DNA methylation markers for diagnosis and prognosis of common cancers

The ability to identify a specific cancer using minimally invasive biopsy holds great promise for improving diagnosis and prognosis. We evaluated the utility of DNA methylation profiles for differentiating tumors and normal tissues for four common cancers (lung, breast, colon, and liver) and found that they could differentiate cancerous tissue from normal tissue with >95% accuracy. This signature also correctly identified 19 of 20 breast cancer metastases and 29 of 30 colorectal cancer metastases to the liver. We report that methylation patterns can predict the prognosis and survival, with good correlation between differential methylation of CpG sites and expression of cancer-associated genes. Their findings demonstrate the utility of methylation biomarkers for the molecular characterization, diagnosis, and prognosis of cancer.

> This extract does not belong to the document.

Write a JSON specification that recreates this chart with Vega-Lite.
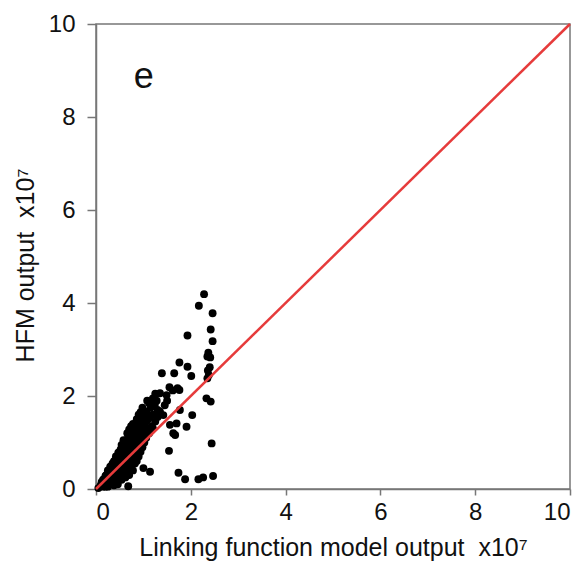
{
  "$schema": "https://vega.github.io/schema/vega-lite/v6.json",
  "autosize": {"type": "none"},
  "width": 474,
  "height": 465,
  "padding": {"left": 96, "top": 24, "right": 12, "bottom": 80},
  "background": "white",
  "config": {
    "view": {"stroke": "#777777", "strokeWidth": 1.5},
    "font": "Liberation Sans",
    "axis": {
      "grid": false,
      "domainColor": "#777777",
      "domainWidth": 1.5,
      "tickColor": "#777777",
      "tickWidth": 1.5,
      "labelColor": "#111111",
      "titleColor": "#111111",
      "labelFont": "Liberation Sans",
      "titleFont": "Liberation Sans",
      "labelFontSize": 24,
      "titleFontWeight": "normal"
    }
  },
  "layer": [
    {
      "data": {"values": [
        {"x":2.28,"y":4.19},{"x":2.17,"y":3.94},{"x":2.46,"y":3.78},{"x":2.42,"y":3.43},{"x":1.93,"y":3.30},{"x":2.46,"y":3.18},
        {"x":2.37,"y":2.93},{"x":2.35,"y":2.85},{"x":2.41,"y":2.83},{"x":1.76,"y":2.72},{"x":1.93,"y":2.63},{"x":1.39,"y":2.49},
        {"x":1.65,"y":2.49},{"x":2.01,"y":2.43},{"x":2.36,"y":2.55},{"x":2.38,"y":2.45},{"x":2.35,"y":2.38},{"x":2.40,"y":2.62},
        {"x":1.55,"y":2.19},{"x":1.72,"y":2.17},{"x":1.62,"y":2.12},{"x":1.76,"y":2.13},{"x":1.35,"y":2.06},{"x":1.49,"y":2.02},
        {"x":2.33,"y":1.95},{"x":2.42,"y":1.88},{"x":1.24,"y":1.81},{"x":1.07,"y":1.66},{"x":1.14,"y":1.55},{"x":1.35,"y":1.66},
        {"x":1.42,"y":1.59},{"x":1.77,"y":1.70},{"x":2.03,"y":1.59},{"x":1.56,"y":1.38},{"x":1.70,"y":1.41},{"x":1.91,"y":1.34},
        {"x":1.63,"y":1.20},{"x":1.67,"y":1.16},{"x":2.44,"y":0.98},{"x":1.54,"y":0.82},{"x":1.0,"y":0.45},{"x":1.14,"y":0.37},
        {"x":1.74,"y":0.35},{"x":1.88,"y":0.21},{"x":2.16,"y":0.21},{"x":2.26,"y":0.25},{"x":2.47,"y":0.28},{"x":0.68,"y":0.06},
        {"x":1.15,"y":1.75},{"x":1.2,"y":1.6},{"x":1.25,"y":1.45},{"x":1.3,"y":1.7},{"x":1.28,"y":1.9},{"x":1.18,"y":1.35},
        {"x":1.45,"y":1.8},{"x":1.5,"y":1.9},{"x":1.3,"y":1.55},
        {"x":0.05,"y":0.02},{"x":0.1,"y":0.08},{"x":0.12,"y":0.15},{"x":0.15,"y":0.1},{"x":0.18,"y":0.22},{"x":0.2,"y":0.15},
        {"x":0.22,"y":0.3},{"x":0.25,"y":0.2},{"x":0.25,"y":0.35},{"x":0.28,"y":0.28},{"x":0.3,"y":0.42},{"x":0.3,"y":0.2},
        {"x":0.32,"y":0.35},{"x":0.33,"y":0.5},{"x":0.35,"y":0.28},{"x":0.36,"y":0.45},{"x":0.38,"y":0.6},{"x":0.4,"y":0.35},
        {"x":0.4,"y":0.52},{"x":0.42,"y":0.7},{"x":0.43,"y":0.42},{"x":0.45,"y":0.6},{"x":0.45,"y":0.3},{"x":0.47,"y":0.78},
        {"x":0.48,"y":0.5},{"x":0.5,"y":0.68},{"x":0.5,"y":0.4},{"x":0.52,"y":0.85},{"x":0.53,"y":0.58},{"x":0.55,"y":0.72},
        {"x":0.55,"y":0.45},{"x":0.57,"y":0.92},{"x":0.58,"y":0.62},{"x":0.6,"y":0.8},{"x":0.6,"y":0.5},{"x":0.62,"y":1.0},
        {"x":0.63,"y":0.68},{"x":0.65,"y":0.88},{"x":0.65,"y":0.55},{"x":0.67,"y":1.08},{"x":0.68,"y":0.75},{"x":0.7,"y":0.95},
        {"x":0.7,"y":0.62},{"x":0.72,"y":1.15},{"x":0.73,"y":0.8},{"x":0.75,"y":1.02},{"x":0.75,"y":0.7},{"x":0.77,"y":1.22},
        {"x":0.78,"y":0.88},{"x":0.8,"y":1.1},{"x":0.8,"y":0.78},{"x":0.82,"y":1.3},{"x":0.83,"y":0.95},{"x":0.85,"y":1.18},
        {"x":0.87,"y":1.38},{"x":0.88,"y":1.02},{"x":0.9,"y":1.25},{"x":0.92,"y":1.45},{"x":0.93,"y":1.1},{"x":0.95,"y":1.32},
        {"x":0.97,"y":1.52},{"x":1.0,"y":1.2},{"x":1.02,"y":1.4},{"x":1.05,"y":1.6},{"x":1.08,"y":1.3},{"x":1.1,"y":1.5},
        {"x":0.35,"y":0.15},{"x":0.4,"y":0.2},{"x":0.5,"y":0.25},{"x":0.55,"y":0.3},{"x":0.6,"y":0.35},{"x":0.45,"y":0.15},
        {"x":0.3,"y":0.1},{"x":0.2,"y":0.05},{"x":0.65,"y":0.4},{"x":0.7,"y":0.45},
        {"x":0.15,"y":0.05},{"x":0.15,"y":0.2},{"x":0.2,"y":0.1},{"x":0.2,"y":0.28},{"x":0.25,"y":0.05},{"x":0.25,"y":0.4},
        {"x":0.3,"y":0.15},{"x":0.3,"y":0.48},{"x":0.35,"y":0.22},{"x":0.35,"y":0.55},{"x":0.38,"y":0.08},{"x":0.38,"y":0.38},
        {"x":0.42,"y":0.25},{"x":0.42,"y":0.62},{"x":0.46,"y":0.45},{"x":0.46,"y":0.1},{"x":0.5,"y":0.3},{"x":0.5,"y":0.8},
        {"x":0.5,"y":0.55},{"x":0.54,"y":0.2},{"x":0.54,"y":0.65},{"x":0.54,"y":0.95},{"x":0.58,"y":0.4},{"x":0.58,"y":0.75},
        {"x":0.58,"y":1.05},{"x":0.62,"y":0.25},{"x":0.62,"y":0.6},{"x":0.62,"y":0.85},{"x":0.66,"y":0.45},{"x":0.66,"y":0.7},
        {"x":0.66,"y":1.2},{"x":0.7,"y":0.3},{"x":0.7,"y":0.85},{"x":0.7,"y":1.28},{"x":0.74,"y":0.55},{"x":0.74,"y":0.9},
        {"x":0.74,"y":1.35},{"x":0.78,"y":0.4},{"x":0.78,"y":0.65},{"x":0.78,"y":1.0},{"x":0.78,"y":1.4},{"x":0.82,"y":0.55},
        {"x":0.82,"y":0.75},{"x":0.82,"y":1.1},{"x":0.86,"y":0.6},{"x":0.86,"y":0.85},{"x":0.86,"y":1.5},{"x":0.9,"y":0.7},
        {"x":0.9,"y":1.0},{"x":0.9,"y":1.6},{"x":0.94,"y":0.8},{"x":0.94,"y":1.2},{"x":0.94,"y":1.65},{"x":0.98,"y":0.9},
        {"x":0.98,"y":1.05},{"x":0.98,"y":1.75},{"x":1.02,"y":1.0},{"x":1.02,"y":1.3},{"x":1.06,"y":1.1},{"x":1.06,"y":1.45},
        {"x":1.12,"y":1.2},{"x":1.12,"y":1.85},{"x":1.2,"y":1.3},{"x":1.2,"y":1.95},{"x":1.25,"y":2.05},{"x":1.08,"y":1.9}
      ]},
      "mark": {"type": "point", "filled": true, "color": "black", "opacity": 1, "size": 62},
      "encoding": {
        "x": {"field": "x", "type": "quantitative", "scale": {"domain": [0, 10], "nice": false},
              "axis": {"values": [0,2,4,6,8,10], "tickSize": 6, "labelPadding": 5, "title": "Linking function model output\u00a0 x10⁷", "titleFontSize": 25, "titlePadding": 11}},
        "y": {"field": "y", "type": "quantitative", "scale": {"domain": [0, 10], "nice": false},
              "axis": {"values": [0,2,4,6,8,10], "tickSize": 9, "labelPadding": 12, "title": "HFM output\u00a0 x10⁷", "titleFontSize": 25, "titlePadding": 10, "titleY": 241}}
      }
    },
    {
      "data": {"values": [{"x": 0, "y": 0}, {"x": 10, "y": 10}]},
      "mark": {"type": "line", "color": "#e63b3b", "strokeWidth": 2.5},
      "encoding": {
        "x": {"field": "x", "type": "quantitative"},
        "y": {"field": "y", "type": "quantitative"}
      }
    },
    {
      "data": {"values": [{"x": 1.01, "y": 8.87, "label": "e"}]},
      "mark": {"type": "text", "fontSize": 36, "font": "Liberation Sans", "color": "#111111", "align": "center", "baseline": "middle"},
      "encoding": {
        "x": {"field": "x", "type": "quantitative"},
        "y": {"field": "y", "type": "quantitative"},
        "text": {"field": "label"}
      }
    }
  ]
}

The ability to identify a specific cancer using minimally invasive biopsy holds great promise for improving the diagnosis, treatment selection, and prediction of prognosis in cancer. Using whole-genome methylation data from The Cancer Genome Atlas (TCGA) and machine learning methods, we evaluated the utility of DNA methylation for differentiating tumor tissue and normal tissue for four common cancers (breast, colon, liver, and lung). We identified cancer markers in a training cohort of 1,619 tumor samples and 173 matched adjacent normal tissue samples. We replicated our findings in a separate TCGA cohort of 791 tumor samples and 93 matched adjacent normal tissue samples, as well as an independent Chinese cohort of 394 tumor samples and 324 matched adjacent normal tissue samples. The DNA methylation analysis could predict cancer versus normal tissue with more than 95% accuracy in these three cohorts, demonstrating accuracy comparable to typical diagnostic methods. This analysis also correctly identified 29 of 30 colorectal cancer metastases to the liver and 32 of 34 colorectal cancer metastases to the lung. We also found that methylation patterns can predict prognosis and survival. We correlated differential methylation of CpG sites predictive of cancer with expression of associated genes known to be important in cancer biology, showing decreased expression with increased methylation, as expected. We verified gene expression profiles in a mouse model of hepatocellular carcinoma. Taken together, these findings demonstrate the utility of methylation biomarkers for the molecular characterization of cancer, with implications for diagnosis and prognosis.